### Task description
Retype the opening lines of the data exactly, stopping after the line that contains "plt.rcParams['font.family'] = ['Liberation". Skip every picture.

### Data extract
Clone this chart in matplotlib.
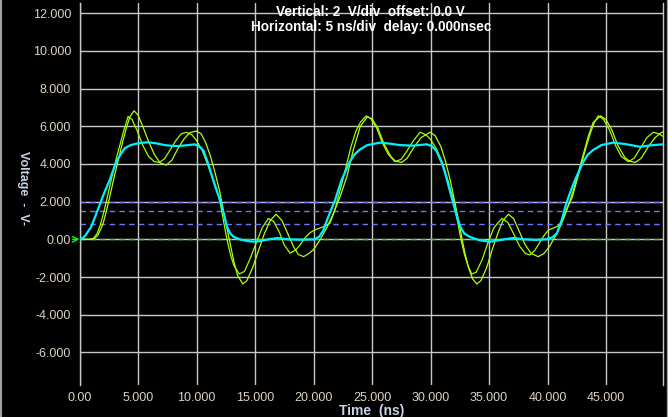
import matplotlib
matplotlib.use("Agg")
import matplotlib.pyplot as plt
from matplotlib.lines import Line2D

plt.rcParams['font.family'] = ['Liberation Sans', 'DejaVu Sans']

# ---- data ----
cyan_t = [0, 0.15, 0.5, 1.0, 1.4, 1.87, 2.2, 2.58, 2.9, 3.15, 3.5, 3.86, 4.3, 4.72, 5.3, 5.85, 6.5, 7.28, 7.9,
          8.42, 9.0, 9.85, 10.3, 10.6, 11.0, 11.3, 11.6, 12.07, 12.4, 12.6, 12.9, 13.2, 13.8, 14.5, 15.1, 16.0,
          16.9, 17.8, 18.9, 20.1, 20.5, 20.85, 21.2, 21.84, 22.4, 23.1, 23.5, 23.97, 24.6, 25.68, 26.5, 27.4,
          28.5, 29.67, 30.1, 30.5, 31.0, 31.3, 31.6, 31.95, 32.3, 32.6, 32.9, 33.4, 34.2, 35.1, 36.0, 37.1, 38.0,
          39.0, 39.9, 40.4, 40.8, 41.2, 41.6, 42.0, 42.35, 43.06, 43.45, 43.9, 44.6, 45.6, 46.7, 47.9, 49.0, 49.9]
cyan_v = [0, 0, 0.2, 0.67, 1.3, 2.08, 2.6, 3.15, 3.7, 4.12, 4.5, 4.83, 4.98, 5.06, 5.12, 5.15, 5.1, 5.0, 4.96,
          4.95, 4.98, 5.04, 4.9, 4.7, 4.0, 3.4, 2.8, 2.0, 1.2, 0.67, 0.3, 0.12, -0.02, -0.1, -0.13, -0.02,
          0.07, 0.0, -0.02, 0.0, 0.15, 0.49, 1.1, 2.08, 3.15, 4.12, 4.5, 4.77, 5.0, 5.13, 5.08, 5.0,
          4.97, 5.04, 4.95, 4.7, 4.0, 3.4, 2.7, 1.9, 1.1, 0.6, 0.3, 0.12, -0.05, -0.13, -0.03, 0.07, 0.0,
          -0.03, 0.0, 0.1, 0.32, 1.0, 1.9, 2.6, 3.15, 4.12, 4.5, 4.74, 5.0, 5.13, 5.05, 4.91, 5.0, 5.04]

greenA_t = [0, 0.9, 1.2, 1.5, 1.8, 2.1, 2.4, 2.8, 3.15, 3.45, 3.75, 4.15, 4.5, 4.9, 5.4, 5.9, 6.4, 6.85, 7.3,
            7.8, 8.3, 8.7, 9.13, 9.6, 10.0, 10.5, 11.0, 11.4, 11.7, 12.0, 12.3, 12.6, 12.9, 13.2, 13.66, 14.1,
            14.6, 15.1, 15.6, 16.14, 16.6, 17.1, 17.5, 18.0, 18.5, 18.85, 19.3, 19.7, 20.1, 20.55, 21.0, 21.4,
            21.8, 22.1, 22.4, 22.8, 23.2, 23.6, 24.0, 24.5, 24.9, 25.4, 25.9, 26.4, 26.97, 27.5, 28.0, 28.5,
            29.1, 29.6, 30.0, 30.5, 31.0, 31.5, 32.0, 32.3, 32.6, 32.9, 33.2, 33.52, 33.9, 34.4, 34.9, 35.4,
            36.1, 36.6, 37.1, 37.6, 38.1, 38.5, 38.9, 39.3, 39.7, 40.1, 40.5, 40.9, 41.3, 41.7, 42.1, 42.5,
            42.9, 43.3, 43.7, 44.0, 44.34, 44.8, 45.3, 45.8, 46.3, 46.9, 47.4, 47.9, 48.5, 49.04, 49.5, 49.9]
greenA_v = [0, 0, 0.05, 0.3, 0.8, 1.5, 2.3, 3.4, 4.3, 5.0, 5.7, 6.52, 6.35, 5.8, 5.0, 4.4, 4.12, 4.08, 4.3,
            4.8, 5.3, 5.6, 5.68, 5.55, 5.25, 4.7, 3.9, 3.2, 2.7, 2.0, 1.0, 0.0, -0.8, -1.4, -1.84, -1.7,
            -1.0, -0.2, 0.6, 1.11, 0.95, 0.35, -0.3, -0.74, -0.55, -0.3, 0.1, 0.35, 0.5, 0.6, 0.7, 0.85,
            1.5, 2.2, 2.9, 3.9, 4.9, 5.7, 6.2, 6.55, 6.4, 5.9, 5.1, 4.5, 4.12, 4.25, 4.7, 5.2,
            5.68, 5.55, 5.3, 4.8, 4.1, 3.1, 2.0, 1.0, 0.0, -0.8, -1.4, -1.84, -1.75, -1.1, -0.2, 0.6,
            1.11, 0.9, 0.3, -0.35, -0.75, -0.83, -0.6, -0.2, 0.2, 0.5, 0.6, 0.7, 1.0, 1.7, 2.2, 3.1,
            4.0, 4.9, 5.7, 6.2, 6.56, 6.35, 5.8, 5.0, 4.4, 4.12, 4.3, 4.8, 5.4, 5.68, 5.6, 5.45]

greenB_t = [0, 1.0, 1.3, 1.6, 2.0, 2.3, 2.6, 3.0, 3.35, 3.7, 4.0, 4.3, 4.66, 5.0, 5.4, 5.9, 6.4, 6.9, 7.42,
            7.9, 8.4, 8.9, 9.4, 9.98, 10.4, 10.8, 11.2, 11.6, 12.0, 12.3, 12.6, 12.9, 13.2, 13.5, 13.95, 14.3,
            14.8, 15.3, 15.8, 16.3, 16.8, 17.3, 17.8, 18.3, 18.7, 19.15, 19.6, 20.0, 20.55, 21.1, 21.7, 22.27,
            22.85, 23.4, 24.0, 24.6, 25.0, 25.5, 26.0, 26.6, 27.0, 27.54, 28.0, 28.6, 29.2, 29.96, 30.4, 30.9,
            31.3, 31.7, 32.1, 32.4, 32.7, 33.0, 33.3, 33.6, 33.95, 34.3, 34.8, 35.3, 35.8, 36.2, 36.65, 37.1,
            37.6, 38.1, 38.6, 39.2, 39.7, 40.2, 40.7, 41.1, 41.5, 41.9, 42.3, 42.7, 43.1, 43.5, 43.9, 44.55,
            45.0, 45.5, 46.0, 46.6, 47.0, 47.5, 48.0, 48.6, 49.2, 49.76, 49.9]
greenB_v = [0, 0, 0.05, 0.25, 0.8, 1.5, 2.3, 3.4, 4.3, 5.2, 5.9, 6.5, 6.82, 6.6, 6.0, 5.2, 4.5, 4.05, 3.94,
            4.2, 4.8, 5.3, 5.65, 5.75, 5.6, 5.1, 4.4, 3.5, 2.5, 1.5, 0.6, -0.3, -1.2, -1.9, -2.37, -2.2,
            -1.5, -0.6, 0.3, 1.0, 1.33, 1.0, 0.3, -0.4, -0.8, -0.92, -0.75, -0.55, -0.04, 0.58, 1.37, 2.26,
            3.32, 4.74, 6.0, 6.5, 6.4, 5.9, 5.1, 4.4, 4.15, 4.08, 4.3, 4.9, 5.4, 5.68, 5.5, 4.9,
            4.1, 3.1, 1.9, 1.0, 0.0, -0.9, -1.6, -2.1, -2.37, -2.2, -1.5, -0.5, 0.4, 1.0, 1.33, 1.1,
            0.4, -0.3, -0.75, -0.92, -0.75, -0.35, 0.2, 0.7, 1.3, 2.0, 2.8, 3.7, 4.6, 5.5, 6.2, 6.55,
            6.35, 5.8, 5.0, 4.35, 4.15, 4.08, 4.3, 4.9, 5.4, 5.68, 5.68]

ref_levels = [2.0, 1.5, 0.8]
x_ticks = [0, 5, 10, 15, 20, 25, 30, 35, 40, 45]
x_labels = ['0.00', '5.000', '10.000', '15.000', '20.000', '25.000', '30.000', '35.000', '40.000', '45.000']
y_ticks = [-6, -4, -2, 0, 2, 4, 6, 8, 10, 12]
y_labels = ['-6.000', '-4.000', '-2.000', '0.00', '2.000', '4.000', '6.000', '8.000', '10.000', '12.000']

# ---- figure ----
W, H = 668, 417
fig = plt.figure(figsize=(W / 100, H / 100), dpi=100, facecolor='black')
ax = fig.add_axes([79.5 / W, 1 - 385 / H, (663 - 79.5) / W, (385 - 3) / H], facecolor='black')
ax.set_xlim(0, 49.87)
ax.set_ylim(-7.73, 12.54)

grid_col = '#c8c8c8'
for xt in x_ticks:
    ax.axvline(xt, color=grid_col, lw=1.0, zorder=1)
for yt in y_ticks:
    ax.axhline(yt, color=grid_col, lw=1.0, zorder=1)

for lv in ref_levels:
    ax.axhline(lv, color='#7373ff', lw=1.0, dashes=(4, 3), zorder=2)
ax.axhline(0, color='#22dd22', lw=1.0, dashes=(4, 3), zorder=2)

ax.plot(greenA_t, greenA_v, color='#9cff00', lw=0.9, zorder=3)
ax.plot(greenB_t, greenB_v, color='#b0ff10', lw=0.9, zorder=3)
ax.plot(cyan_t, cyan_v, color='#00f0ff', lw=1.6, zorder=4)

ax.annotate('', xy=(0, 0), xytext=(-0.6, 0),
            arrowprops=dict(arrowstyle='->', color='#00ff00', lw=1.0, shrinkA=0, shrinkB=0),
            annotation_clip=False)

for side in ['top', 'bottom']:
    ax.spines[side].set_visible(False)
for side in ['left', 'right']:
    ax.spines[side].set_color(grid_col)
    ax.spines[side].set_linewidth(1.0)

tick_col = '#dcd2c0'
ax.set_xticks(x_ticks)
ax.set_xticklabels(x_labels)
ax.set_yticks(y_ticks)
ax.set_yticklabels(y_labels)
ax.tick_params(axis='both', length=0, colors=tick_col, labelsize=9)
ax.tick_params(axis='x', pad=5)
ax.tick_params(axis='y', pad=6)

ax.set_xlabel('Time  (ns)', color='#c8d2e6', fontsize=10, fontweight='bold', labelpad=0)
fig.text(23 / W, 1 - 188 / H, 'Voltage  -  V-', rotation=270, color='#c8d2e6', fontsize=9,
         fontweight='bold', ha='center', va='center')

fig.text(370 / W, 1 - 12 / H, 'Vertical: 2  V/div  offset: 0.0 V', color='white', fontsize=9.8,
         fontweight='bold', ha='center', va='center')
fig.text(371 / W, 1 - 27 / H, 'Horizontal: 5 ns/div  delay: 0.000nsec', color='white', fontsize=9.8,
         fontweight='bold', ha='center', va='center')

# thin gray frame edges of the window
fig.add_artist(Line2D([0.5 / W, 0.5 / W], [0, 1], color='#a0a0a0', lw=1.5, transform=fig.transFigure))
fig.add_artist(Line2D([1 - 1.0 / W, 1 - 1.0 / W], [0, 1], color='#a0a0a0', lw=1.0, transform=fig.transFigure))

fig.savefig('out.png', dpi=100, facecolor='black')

### Solution to this exercise
Clone this chart in matplotlib.
import matplotlib
matplotlib.use("Agg")
import matplotlib.pyplot as plt
from matplotlib.lines import Line2D

plt.rcParams['font.family'] = ['Liberation Sans', 'DejaVu Sans']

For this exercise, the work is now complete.